Heat is rejected via radiators installed on the +Y side of the spacecraft that never faces the sun during nominal mission operations. These high-emittance radiators include an avionics radiator, a pocketed battery radiator, a Lower Bus Structure Radiator, dedicated radiators for the two solar array drive assemblies and separate radiators for the RF communications system.

Thermocouples provide temperature data of various systems to the satellite’s control system that then actuates heaters if necessary to maintain operational or survival temperatures of components depending on the currently set flight mode.

Propulsion System

Image: Cobham Life Support
Image: Cobham Life Support
Image: Karl Reque
Image: Karl Reque
Image: UCLA - ESS 265
Image: UCLA – ESS 265

The GPM Core spacecraft uses a chemical propulsion system for attitude control, reaction wheels momentum dumps and to maintain its Low Earth Orbit. A total of 12 thrusters are installed on the spacecraft.

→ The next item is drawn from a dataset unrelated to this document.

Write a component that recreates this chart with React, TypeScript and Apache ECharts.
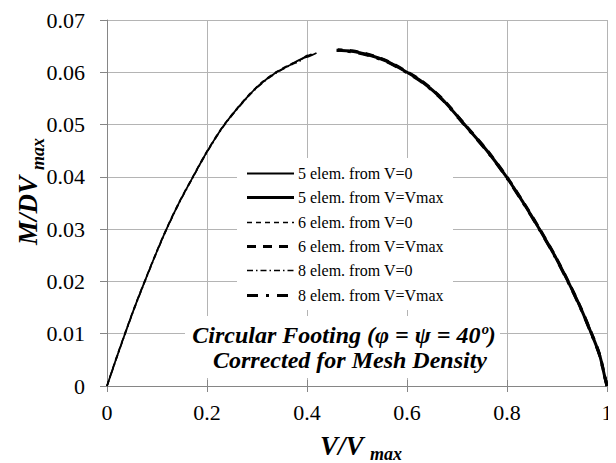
import React, { useEffect, useRef } from "react";
import * as echarts from "echarts";

// V/Vmax and M/(D·Vmax)
const v5From0 = [0, 0.018, 0.036, 0.055, 0.0755, 0.097, 0.119, 0.145, 0.172, 0.2, 0.235, 0.28, 0.31, 0.339, 0.37, 0.39, 0.405, 0.419];
const m5From0 = [0, 0.0051, 0.01, 0.015, 0.02, 0.0251, 0.03, 0.0352, 0.04, 0.0448, 0.05, 0.0552, 0.058, 0.06, 0.0616, 0.0626, 0.0631, 0.0637];
const v6From0 = [0, 0.018, 0.036, 0.055, 0.0755, 0.097, 0.119, 0.145, 0.172, 0.2, 0.235, 0.28, 0.31, 0.339, 0.37, 0.385, 0.395, 0.405, 0.412];
const m6From0 = [0, 0.0052, 0.0101, 0.0151, 0.0201, 0.0252, 0.0301, 0.0353, 0.0401, 0.0449, 0.0501, 0.0553, 0.0581, 0.0601, 0.0617, 0.0623, 0.0628, 0.0633, 0.0636];
const v8From0 = [0, 0.018, 0.036, 0.055, 0.0755, 0.097, 0.119, 0.145, 0.172, 0.2, 0.235, 0.28, 0.31, 0.339, 0.37, 0.385, 0.398, 0.41, 0.416];
const m8From0 = [0, 0.005, 0.0099, 0.0149, 0.0199, 0.025, 0.0299, 0.0351, 0.0399, 0.0447, 0.0499, 0.0551, 0.0579, 0.0599, 0.0615, 0.0621, 0.0631, 0.0634, 0.0637];

const v5FromMax = [1, 0.995, 0.985, 0.969, 0.947, 0.922, 0.895, 0.865, 0.833, 0.799, 0.76, 0.715, 0.67, 0.63, 0.6, 0.56, 0.52, 0.49, 0.459];
const m5FromMax = [0, 0.002, 0.006, 0.01, 0.015, 0.02, 0.025, 0.03, 0.035, 0.04, 0.045, 0.05, 0.0549, 0.0582, 0.06, 0.0621, 0.0634, 0.064, 0.0642];
const v6FromMax = [1, 0.995, 0.985, 0.969, 0.947, 0.922, 0.895, 0.865, 0.833, 0.799, 0.76, 0.715, 0.67, 0.63, 0.6, 0.56, 0.52, 0.49, 0.462];
const m6FromMax = [0, 0.0021, 0.0061, 0.0101, 0.0151, 0.0201, 0.0251, 0.0301, 0.0351, 0.0401, 0.0451, 0.0501, 0.055, 0.0583, 0.0601, 0.0622, 0.0635, 0.0641, 0.0643];
const v8FromMax = [1, 0.995, 0.985, 0.969, 0.947, 0.922, 0.895, 0.865, 0.833, 0.799, 0.76, 0.715, 0.67, 0.63, 0.6, 0.56, 0.52, 0.49, 0.46];
const m8FromMax = [0, 0.0019, 0.0059, 0.0099, 0.0149, 0.0199, 0.0249, 0.0299, 0.0349, 0.0399, 0.0449, 0.0499, 0.0548, 0.0581, 0.0599, 0.062, 0.0633, 0.0639, 0.0642];

const seriesNames = [
  "5 elem. from V=0",
  "5 elem. from V=Vmax",
  "6 elem. from V=0",
  "6 elem. from V=Vmax",
  "8 elem. from V=0",
  "8 elem. from V=Vmax",
];
const xTicks = [0, 0.2, 0.4, 0.6, 0.8, 1];
const yTicks = [0, 0.01, 0.02, 0.03, 0.04, 0.05, 0.06, 0.07];
const noteLines = ["Circular Footing (φ = ψ = 40º)", "Corrected for Mesh Density"];

const FONT = "Liberation Serif";
// the chart div sits at the page's default 8px body margin; page coordinates are shifted by this
const OFF = 8;

const zip = (xs: number[], ys: number[]) => xs.map((x, i) => [x, ys[i]]);

function measure(text: string, font: string, fallback: number) {
  try {
    const ctx = document.createElement("canvas").getContext("2d");
    if (!ctx) return fallback;
    ctx.font = font;
    const w = ctx.measureText(text).width;
    return w > 0 ? w : fallback;
  } catch (e) {
    return fallback;
  }
}

export default function App() {
  const ref = useRef<HTMLDivElement>(null);
  useEffect(() => {
    if (!ref.current) return;
    const chart = echarts.init(ref.current, undefined, { renderer: "svg" });
    const dataSets = [
      zip(v5From0, m5From0),
      zip(v5FromMax, m5FromMax),
      zip(v6From0, m6From0),
      zip(v6FromMax, m6FromMax),
      zip(v8From0, m8From0),
      zip(v8FromMax, m8FromMax),
    ];
    const styles: { width: number; dash: number[] | null }[] = [
      { width: 1.8, dash: null },
      { width: 3, dash: null },
      { width: 1.6, dash: [5, 4] },
      { width: 3, dash: [9, 7] },
      { width: 1.6, dash: [6, 3, 1.5, 3] },
      { width: 3, dash: [11, 8, 3, 8] },
    ];
    const axisLine = { show: true, lineStyle: { color: "#868686", width: 1 } };
    const splitLine = { show: true, lineStyle: { color: "#b4b4b4", width: 1 } };

    const legLeft = 247 - OFF;
    const legLineW = 47;
    const legTop = 173 - OFF;
    const legStep = 24.3;
    const legendGraphics: any[] = [
      {
        type: "rect",
        left: 237 - OFF,
        top: 158 - OFF,
        shape: { width: 216, height: 152 },
        style: { fill: "#fff" },
        z: 10,
      },
    ];
    seriesNames.forEach((name, i) => {
      const y = Math.round(legTop + i * legStep) + 0.5;
      legendGraphics.push({
        type: "line",
        z: 11,
        shape: { x1: legLeft, y1: y, x2: legLeft + legLineW, y2: y },
        style: {
          stroke: "#000",
          lineWidth: styles[i].width,
          lineDash: styles[i].dash || undefined,
        },
      });
      legendGraphics.push({
        type: "text",
        x: legLeft + legLineW + 4,
        y: y - 8,
        z: 11,
        style: { text: name, fontFamily: FONT, fontSize: 16, fill: "#000" },
      });
    });

    // bold italic texts placed by their top-left corner (middle = top + size/2); page coords
    const bi = (text: string, x: number, yMid: number, size: number, rot = 0) => ({
      type: "text",
      x: (rot ? x - size / 2 : x) - OFF,
      y: (rot ? yMid : yMid - size / 2) - OFF,
      rotation: rot,
      z: 11,
      style: {
        text,
        fontFamily: FONT,
        fontSize: size,
        fontWeight: "bold",
        fontStyle: "italic",
        fill: "#000",
      },
    });
    const w0 = measure(noteLines[0], `italic bold 24px ${FONT}`, 300);
    const w1 = measure(noteLines[1], `italic bold 24px ${FONT}`, 280);

    chart.setOption({
      animation: false,
      grid: { left: 107 - OFF, right: 616 - (607 - OFF), top: 20 - OFF, bottom: 463 - (386 - OFF), containLabel: false },
      xAxis: [
        {
          type: "value",
          min: xTicks[0],
          max: xTicks[xTicks.length - 1],
          interval: 0.2,
          axisLine,
          axisTick: { show: true, length: 6, lineStyle: { color: "#868686" } },
          splitLine,
          axisLabel: {
            fontFamily: FONT,
            fontSize: 22,
            color: "#000",
            margin: 15,
            formatter: (v: number) => String(Number(v.toFixed(2))),
          },
        },
        {
          type: "value",
          min: xTicks[0],
          max: xTicks[xTicks.length - 1],
          interval: 0.2,
          position: "bottom",
          axisLine: { show: false },
          axisTick: { show: true, inside: true, length: 6, lineStyle: { color: "#868686" } },
          splitLine: { show: false },
          axisLabel: { show: false },
        },
      ],
      yAxis: {
        type: "value",
        min: yTicks[0],
        max: yTicks[yTicks.length - 1],
        interval: 0.01,
        axisLine,
        axisTick: { show: true, length: 7, lineStyle: { color: "#868686" } },
        splitLine,
        axisLabel: {
          fontFamily: FONT,
          fontSize: 22,
          color: "#000",
          margin: 22,
          formatter: (v: number) => String(Number(v.toFixed(2))),
        },
      },
      series: seriesNames.map((name, i) => ({
        name,
        type: "line",
        xAxisIndex: 0,
        data: dataSets[i],
        symbol: "none",
        smooth: 0.3,
        itemStyle: { color: "#000" },
        lineStyle: { color: "#000", width: styles[i].width, type: styles[i].dash || "solid" },
        z: 2,
      })),
      graphic: [
        ...legendGraphics,
        {
          type: "rect",
          left: 185 - OFF,
          top: 316 - OFF,
          shape: { width: 315, height: 62 },
          style: { fill: "#fff" },
          z: 10,
        },
        bi(noteLines[0], 344 - w0 / 2, 335, 24),
        bi(noteLines[1], 350 - w1 / 2, 360, 24),
        bi("V/V", 320, 446, 27),
        bi("max", 370, 454, 18),
        bi("M/DV", 28, 245, 27, Math.PI / 2),
        bi("max", 38, 170, 18, Math.PI / 2),
      ],
    });
    return () => chart.dispose();
  }, []);
  return <div ref={ref} style={{ width: 616, height: 463 }} />;
}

Eight of those 12 thrusters are installed on the aft section of the satellite while the remaining four thrusters are installed on the forward-facing section. Four thrusters have 90-degree nozzles, the other eight have straight nozzles. All thrusters are used for attitude control and momentum dumps while orbital maneuvers only use the four forward thrusters that are facing the same direction.

The propulsion system utilizes high-purity Hydrazine fuel that is stored in a single Composite Overwrap Pressure Vessel tank. It uses an outer shell made of graphite composite, a tank skirt consisting of graphite composite with metallic inserts and an Aluminum 6061 alloy liner. The tank is filled with 545 Kilograms of Hydrazine at launch pressurized to 27.6 bar. The tank has been designed to operate at pressures of up to 34.5 bar and a burst pressure of 55.2 bar. The minimum flight pressure is 6.8 bar. The tank has been built to maintain a temperature of 2 to 50 degrees Celsius with a ten-year minimum storage life of the hydrazine inside without performance degradation. Tank pressurization is accomplished using 6.2 Kilograms of high-pressure Nitrogen.

The thrusters generate thrust by the catalytic decomposition of hydrazine propellant using heated platinum/palladium catalyst beds. Operated in blowdown mode, the thrusters provide a maximum thrust of 44.5 Newtons at a feed pressure of 27.6 bar and 13.3 Newtons at 6.8 bar feed pressure. Operation of the thrusters is accomplished in pulse mode for attitude control and steady-state mode for orbital maneuvers. The minimum pulse duration of the thrusters is less than 50 milliseconds supplying a repeatable impulse bit. Engine thrust is calculated to within 5% for any given feed pressure.

For attitude control during dV burns, the thrusters are operated at duty cycles of 33, 67 or 83% followed by steady-state burns of several seconds while momentum unloading requires duty cycles of 17, 33 or 67% for periods of several seconds separated by non-firing periods of up to several minutes. Steady-state burn time of the Orbit Correction Engines is 35 seconds at the maximum feed pressure at the start of the mission and 70 seconds at the end of the mission when the minimum feed pressure has been reached.

Overall, the thrusters consume 0.06 Kilograms of Hydrazine per second during a 4-thruster burn without attitude control and 0.12kg/sec for a maneuver with Attitude Control. The expected propellant consumption at the start of the mission is 1.4 Kilograms per maneuver that increases to 1.9kg at the end of the mission. These Drag Makeup maneuvers will be performed every 12.4 days (average).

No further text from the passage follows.